Peel and core the pears and apples and cut them into large chunks, then place in large bowl.
4 Bosc pears, 6 Honeycrisp apples
Zest lemon and orange, then juice both to make 2 tablespoons juice from each.To the apples and pears add the cranberries, zests, juices, granulated sugar, flour, and Cinnamon Plus Spice Blend, tossing gently to coat. Pour into Stone Round Baker and set aside.
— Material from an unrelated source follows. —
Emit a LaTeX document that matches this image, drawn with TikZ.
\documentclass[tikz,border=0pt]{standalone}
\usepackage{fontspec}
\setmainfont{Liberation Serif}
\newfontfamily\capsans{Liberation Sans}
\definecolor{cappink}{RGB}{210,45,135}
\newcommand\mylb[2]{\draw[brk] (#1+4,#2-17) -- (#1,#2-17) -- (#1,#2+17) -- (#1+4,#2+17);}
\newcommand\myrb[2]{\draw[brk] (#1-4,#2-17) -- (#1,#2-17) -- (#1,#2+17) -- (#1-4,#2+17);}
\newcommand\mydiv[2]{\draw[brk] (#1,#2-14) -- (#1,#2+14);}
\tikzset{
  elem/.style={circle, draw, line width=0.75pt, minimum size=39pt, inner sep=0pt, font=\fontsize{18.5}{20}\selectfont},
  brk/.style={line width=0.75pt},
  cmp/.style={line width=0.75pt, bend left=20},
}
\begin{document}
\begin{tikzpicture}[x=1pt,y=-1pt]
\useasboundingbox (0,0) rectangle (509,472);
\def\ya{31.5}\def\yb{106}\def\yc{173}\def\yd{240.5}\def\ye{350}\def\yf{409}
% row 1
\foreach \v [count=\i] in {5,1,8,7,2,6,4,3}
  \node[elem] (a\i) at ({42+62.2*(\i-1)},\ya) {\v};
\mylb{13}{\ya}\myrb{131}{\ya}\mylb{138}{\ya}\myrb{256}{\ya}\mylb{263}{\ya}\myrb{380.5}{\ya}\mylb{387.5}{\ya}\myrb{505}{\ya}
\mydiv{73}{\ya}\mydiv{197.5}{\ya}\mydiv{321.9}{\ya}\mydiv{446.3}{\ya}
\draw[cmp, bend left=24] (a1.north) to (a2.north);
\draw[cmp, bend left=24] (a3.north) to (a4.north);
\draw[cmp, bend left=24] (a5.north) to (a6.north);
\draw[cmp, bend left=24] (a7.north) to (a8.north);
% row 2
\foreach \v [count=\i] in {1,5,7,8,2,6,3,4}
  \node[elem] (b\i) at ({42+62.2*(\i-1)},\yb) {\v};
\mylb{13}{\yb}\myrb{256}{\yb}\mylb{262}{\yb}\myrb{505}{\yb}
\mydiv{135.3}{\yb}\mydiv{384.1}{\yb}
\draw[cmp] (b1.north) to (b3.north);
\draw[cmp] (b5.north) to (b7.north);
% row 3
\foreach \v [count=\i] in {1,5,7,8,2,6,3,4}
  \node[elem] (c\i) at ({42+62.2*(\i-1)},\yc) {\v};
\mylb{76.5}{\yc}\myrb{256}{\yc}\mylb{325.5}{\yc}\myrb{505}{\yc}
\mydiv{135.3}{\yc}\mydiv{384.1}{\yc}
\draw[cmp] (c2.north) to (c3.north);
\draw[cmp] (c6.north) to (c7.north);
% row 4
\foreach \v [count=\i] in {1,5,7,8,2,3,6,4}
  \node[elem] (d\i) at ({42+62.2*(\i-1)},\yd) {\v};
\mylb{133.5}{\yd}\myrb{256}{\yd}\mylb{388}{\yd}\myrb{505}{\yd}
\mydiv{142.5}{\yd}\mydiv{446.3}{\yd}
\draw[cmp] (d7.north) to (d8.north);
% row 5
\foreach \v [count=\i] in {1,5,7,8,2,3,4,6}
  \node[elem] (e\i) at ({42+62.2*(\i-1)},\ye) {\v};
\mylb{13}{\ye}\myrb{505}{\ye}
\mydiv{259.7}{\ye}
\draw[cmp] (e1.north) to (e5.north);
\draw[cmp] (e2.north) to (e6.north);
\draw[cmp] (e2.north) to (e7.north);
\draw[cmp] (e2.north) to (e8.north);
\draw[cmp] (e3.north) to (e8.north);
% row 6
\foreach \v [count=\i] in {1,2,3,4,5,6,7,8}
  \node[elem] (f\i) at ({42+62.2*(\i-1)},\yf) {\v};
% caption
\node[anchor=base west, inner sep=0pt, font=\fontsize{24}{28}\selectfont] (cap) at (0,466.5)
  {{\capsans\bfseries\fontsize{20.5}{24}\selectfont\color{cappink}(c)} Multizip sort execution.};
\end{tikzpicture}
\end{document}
3/4 cup dried cranberries, 1 teaspoon orange zest, 1 teaspoon lemon zest, 2 tablespoons orange juice, 2 tablespoons freshly squeezed lemon juice, 1/2 cup granulated sugar, 1/4 cup all-purpose flour, 1 ½ teaspoons Cinnamon Plus Spice Blend
For the topping:
Combine the flour, granulated and brown sugars, salt, oats, and butter in the Deluxe Stand Mixer with the paddle attachment. Mix on low speed for 1-2 minutes, or until the mixture is in large crumbles. Sprinkle evenly over the fruit, covering the fruit completely.
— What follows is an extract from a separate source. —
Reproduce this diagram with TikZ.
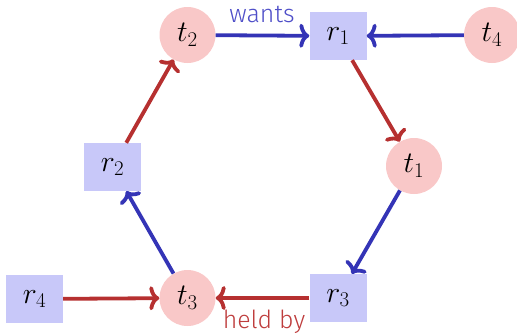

1 1/2 cups all-purpose flour, 3/4 cup granulated sugar, 3/4 cup light brown sugar, ½ teaspoon kosher salt, 1 cup old-fashioned oats, 1 cup unsalted butter
Place the Stone Round Baker on a parchment-lined sheet pan and bake for 50 minutes to 1 hour, until the top is brown and the fruit is bubbly. Serve warm with vanilla ice cream, if desired.
Notes
You can substitute 1 teaspoon ground cinnamon and 1/2 teaspoon ground nutmeg for the Cinnamon Plus Spice Blend.